We continue on, I am getting more concerned by the time but by 6pm we can see bluffs about 1/2k ahead which we assume is the Wolgan.  Correct, and we have passed our last abseil so we are on the track by 7.10pm.  This track is north south at this point showing we are at Twilight and have a long track bash ahead.  We get out of harnesses and wet gear for those with a change and set off in the gathering twilight.  Very pretty along the Wolgan with the cliffs on either side merging with the gathering gloom and occasionally splashed with colour.  The fireflies appear as if to taunted us for the mistake all the way home to camp.  I really do like to see fireflies in the wild their light is so bright and white as they dart quickly up and down and around, then vanish, willow the wisps!  Eventually after 9pm we need torches as there isn’t much moon at this time of night.  A long enough walk on the fire trail, listening to the bush animal noises and night bird calls, sees us in camp by 10:20pm.  Our final crossing of the Wolgan beaconed by one of the camps bright lights.  A rather startled camper is greeted by giday from a bedraggled group stumbling up the steep bank and over the top.  Tania asks if he has a satellite phone or if he knows wether the homestead has a phone, he seems to become a little agitated at this. Tania has told her parents she will be home tonight, I would have preferred here to stay and rest but she must go.

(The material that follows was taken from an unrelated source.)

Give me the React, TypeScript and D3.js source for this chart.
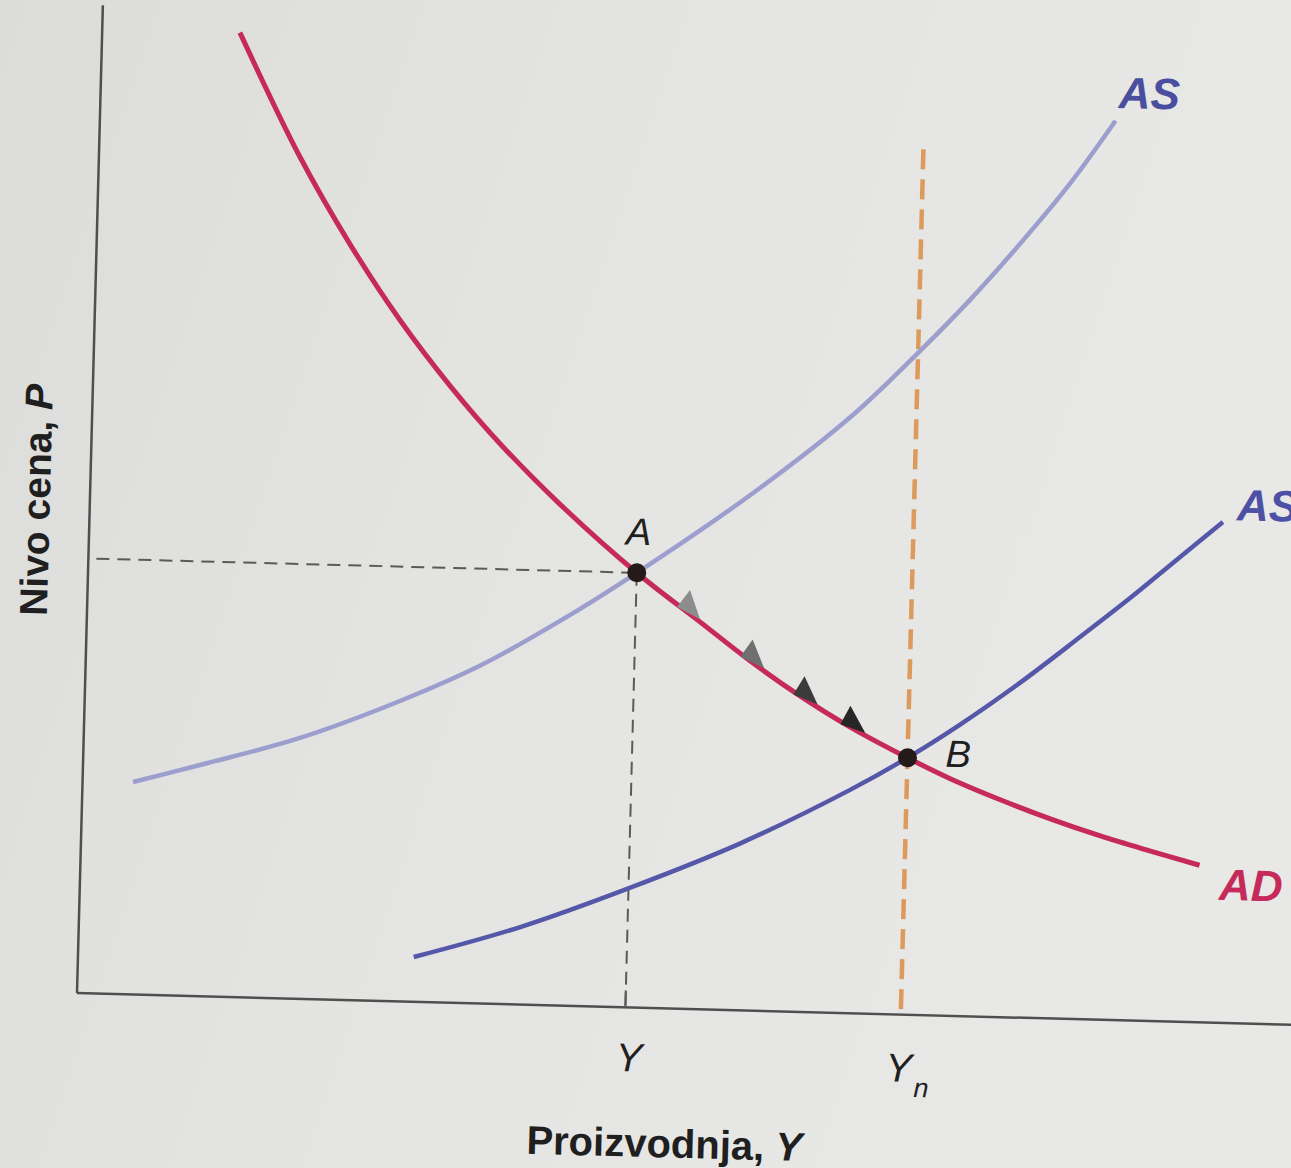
import React from "react";
import * as d3 from "d3";

// ---- data (output Y, price level P), in chart units 0..100 ----
const adY = [11.45, 16.7, 21.05, 25.4, 29.7, 33.96, 39.1, 45.6, 50.96, 55.2, 59.4, 63.6, 68.5, 72.1, 76.3, 80.5, 84.7, 88.9, 93.0];
const adP = [97.6, 85.2, 76.5, 68.9, 62.4, 56.7, 50.7, 44.0, 39.2, 35.4, 32.0, 29.0, 26.0, 24.0, 22.0, 20.2, 18.6, 17.2, 15.9];

const as1Y = [4.2, 9.73, 17.98, 26.2, 32.8, 39.3, 45.6, 54.9, 63.0, 68.5, 72.7, 76.8, 80.8, 84.4];
const as1P = [21.5, 23.4, 26.4, 30.4, 34.2, 38.9, 44.0, 52.2, 60.3, 67.0, 72.5, 78.4, 84.6, 91.0];

const as2Y = [27.9, 36.7, 45.7, 54.8, 63.8, 68.5, 72.8, 77.7, 82.6, 86.7, 90.3, 94.2];
const as2P = [4.53, 7.85, 12.1, 16.9, 22.6, 26.0, 29.5, 33.9, 38.7, 42.8, 46.6, 50.7];

const pointA = { y: 45.6, p: 44.0, label: "A" };
const pointB = { y: 68.5, p: 26.0, label: "B" };
const yNatural = 68.5;
const yNaturalTop = 87.6;
const arrowY = [50.0, 55.4, 59.9, 63.9];
const arrowColors = ["#8d8d8d", "#6f6f6f", "#3b3b3b", "#262626"];

const W = 1291;
const H = 1168;
const FONT = "'Liberation Sans', Arial, Helvetica, sans-serif";

const x = d3.scaleLinear().domain([0, 100]).range([0, 1203]);
const yS = d3.scaleLinear().domain([0, 100]).range([0, -988]);

const line = d3
  .line<[number, number]>()
  .x((d) => x(d[0]))
  .y((d) => yS(d[1]))
  .curve(d3.curveCatmullRom.alpha(0.5));

const zip = (a: number[], b: number[]) => a.map((v, i) => [v, b[i]] as [number, number]);

function arrowPath(yv: number) {
  const pts = zip(adY, adP);
  let i = 0;
  while (i < pts.length - 2 && pts[i + 1][0] < yv) i++;
  const [y0, p0] = pts[i];
  const [y1, p1] = pts[i + 1];
  const t = (yv - y0) / (y1 - y0);
  const pv = p0 + t * (p1 - p0);
  const cx = x(yv);
  const cy = yS(pv);
  let dx = x(y1) - x(y0);
  let dy = yS(p1) - yS(p0);
  const len = Math.hypot(dx, dy);
  dx /= len;
  dy /= len;
  const nx = dy;
  const ny = -dx;
  const L = 13;
  const B = 17;
  const off = 2;
  const ox = cx + nx * off;
  const oy = cy + ny * off;
  const tip = [ox + dx * L, oy + dy * L];
  const b1 = [ox - dx * L + nx * B, oy - dy * L + ny * B];
  const b2 = [ox - dx * L - nx * B * 0.25, oy - dy * L - ny * B * 0.25];
  return `M${tip[0]},${tip[1]}L${b1[0]},${b1[1]}L${b2[0]},${b2[1]}Z`;
}

export default function App() {
  return (
    <svg
      width={W}
      height={H}
      viewBox={`0 0 ${W} ${H}`}
      style={{ position: "absolute", left: 0, top: 0, display: "block" }}
    >
      <defs>
        <linearGradient id="paper" x1="0" y1="0" x2="1" y2="0.3">
          <stop offset="0" stopColor="#dcdcda" />
          <stop offset="0.5" stopColor="#e4e4e2" />
          <stop offset="1" stopColor="#e8e8e6" />
        </linearGradient>
      </defs>
      <rect x={0} y={0} width={W} height={H} fill="url(#paper)" />

      <g transform="translate(77,993) rotate(1.5)">
        {/* axes */}
        <line x1={0} y1={0} x2={0} y2={yS(100)} stroke="#4f4f4f" strokeWidth={2.5} />
        <line x1={0} y1={0} x2={x(101)} y2={0} stroke="#4f4f4f" strokeWidth={2.5} />

        {/* dashed guides to A */}
        <line
          x1={8}
          y1={yS(pointA.p)}
          x2={x(pointA.y)}
          y2={yS(pointA.p)}
          stroke="#5a5a5a"
          strokeWidth={2}
          strokeDasharray="13 8"
        />
        <line
          x1={x(pointA.y)}
          y1={yS(pointA.p)}
          x2={x(pointA.y)}
          y2={0}
          stroke="#5a5a5a"
          strokeWidth={2}
          strokeDasharray="13 8"
        />
        <line x1={x(pointA.y)} y1={0} x2={x(pointA.y)} y2={-17} stroke="#5a5a5a" strokeWidth={2} />

        {/* natural output line */}
        <line
          x1={x(yNatural)}
          y1={yS(yNaturalTop)}
          x2={x(yNatural)}
          y2={0}
          stroke="#dc9a5c"
          strokeWidth={4.5}
          strokeDasharray="20 10"
        />

        {/* curves */}
        <path d={line(zip(as1Y, as1P)) || ""} fill="none" stroke="#9c9ece" strokeWidth={4.5} strokeLinecap="butt" />
        <path d={line(zip(as2Y, as2P)) || ""} fill="none" stroke="#5558a8" strokeWidth={4.5} strokeLinecap="butt" />
        <path d={line(zip(adY, adP)) || ""} fill="none" stroke="#c62a5b" strokeWidth={5} strokeLinecap="butt" />

        {/* arrows along AD */}
        {arrowY.map((v, i) => (
          <path key={i} d={arrowPath(v)} fill={arrowColors[i]} />
        ))}

        {/* equilibrium points */}
        {[pointA, pointB].map((pt) => (
          <circle key={pt.label} cx={x(pt.y)} cy={yS(pt.p)} r={9.5} fill="#251a1a" />
        ))}
        <text
          x={x(pointA.y) + 1}
          y={yS(pointA.p) - 28}
          fontFamily={FONT}
          fontSize={38}
          fontStyle="italic"
          textAnchor="middle"
          fill="#1f1f1f"
        >
          {pointA.label}
        </text>
        <text
          x={x(pointB.y) + 38}
          y={yS(pointB.p) + 8}
          fontFamily={FONT}
          fontSize={38}
          fontStyle="italic"
          fill="#1f1f1f"
        >
          {pointB.label}
        </text>

        {/* curve labels */}
        <text x={1018} y={-912} fontFamily={FONT} fontSize={44} fontWeight="bold" fontStyle="italic" fill="#4a4e9e">
          AS
        </text>
        <text x={1147} y={-503} fontFamily={FONT} fontSize={44} fontWeight="bold" fontStyle="italic" fill="#4d51a6">
          AS
        </text>
        <text x={1139} y={-123} fontFamily={FONT} fontSize={44} fontWeight="bold" fontStyle="italic" fill="#c62a5b">
          AD
        </text>

        {/* x tick labels */}
        <text
          x={x(pointA.y) + 5}
          y={64}
          fontFamily={FONT}
          fontSize={40}
          fontStyle="italic"
          textAnchor="middle"
          fill="#1f1f1f"
        >
          Y
        </text>
        <text x={x(yNatural) - 14} y={67} fontFamily={FONT} fontSize={40} fontStyle="italic" fill="#1f1f1f">
          Y
          <tspan fontSize={27} dx={2} dy={15}>
            n
          </tspan>
        </text>

        {/* axis titles */}
        <text
          x={591}
          y={149}
          fontFamily={FONT}
          fontSize={40}
          fontWeight="bold"
          textAnchor="middle"
          fill="#1f1f1f"
        >
          Proizvodnja, <tspan fontStyle="italic">Y</tspan>
        </text>
        <text
          transform="translate(-40,-492) rotate(-90)"
          fontFamily={FONT}
          fontSize={39}
          fontWeight="bold"
          textAnchor="middle"
          fill="#1f1f1f"
        >
          Nivo cena, <tspan fontStyle="italic">P</tspan>
        </text>
      </g>
    </svg>
  );
}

In the morning Jim S drives in to join us.  Jenny  and Jim indicated last night they may not come as they were expecting to become a little stiff as the day wore on,  “but it’s only half as long as yesterday” I say.  I had expected Clinton to be up and with us but he would not leave his bed.   As Jim S. and I head off at 8:30, the man from last night comes over to enquire if everything is ok, he thought we must have had difficulties and was expecting the place to be buzzing with helicopters.

We're to the saddle on top of the ridge for morning tea by 10:30. This ridge system is wonderful to behold with all the pagoda shaped rocks glimpsed above the dense vegetation.  We tried a couple of different ways down to Firefly but ended up doing the same abseil as yesterday.  No navigation here, we're in the canyon creek and so just walk on down.  About 700m of nice little creek before it narrows and there are a number of small abseils/climb downs.  A pretty little canyon with a pleasant water flow.  We come to the water-fall abseil with the deep round pool in front, there is a fallen tree across it.  That will do me to keep dry, and I walk across, I can see that it is cracked underwater near the lip of the pool and it is creaking, still nothing ventured nothing gained.  Jim burst in laughter as I suddenly dropped into a bubbly green cool place, totally immersed.  We continue on and still enjoining the scenic rout with the many coloured sandstone cliffs and strands of rainforest trees.  Out to the Wolgan track by 5:10 we are in camp about 6pm  Everything has been packed up by the fairies so we're in Lithgow eating hamburgers by 7:30.

A good trip, I overdid it choosing Twilight, for those who haven’t walked much recently but the all managed very well.  Thank you for your company, I hope you all join me again sometime soon.  © Copyright 2003 Dug Floyd

Footnote: Dave D (that's him  in the photo scrambling up) and I retrieved the rope and did Looking Glass the next weekend.  The rope had unravelled slightly and the centre had snagged a twig on the ground and then un-flaked from Tania’s pack laying a straight line through the bush,  just 100m from the pagoda we lunched on.  Good find thanks Dave.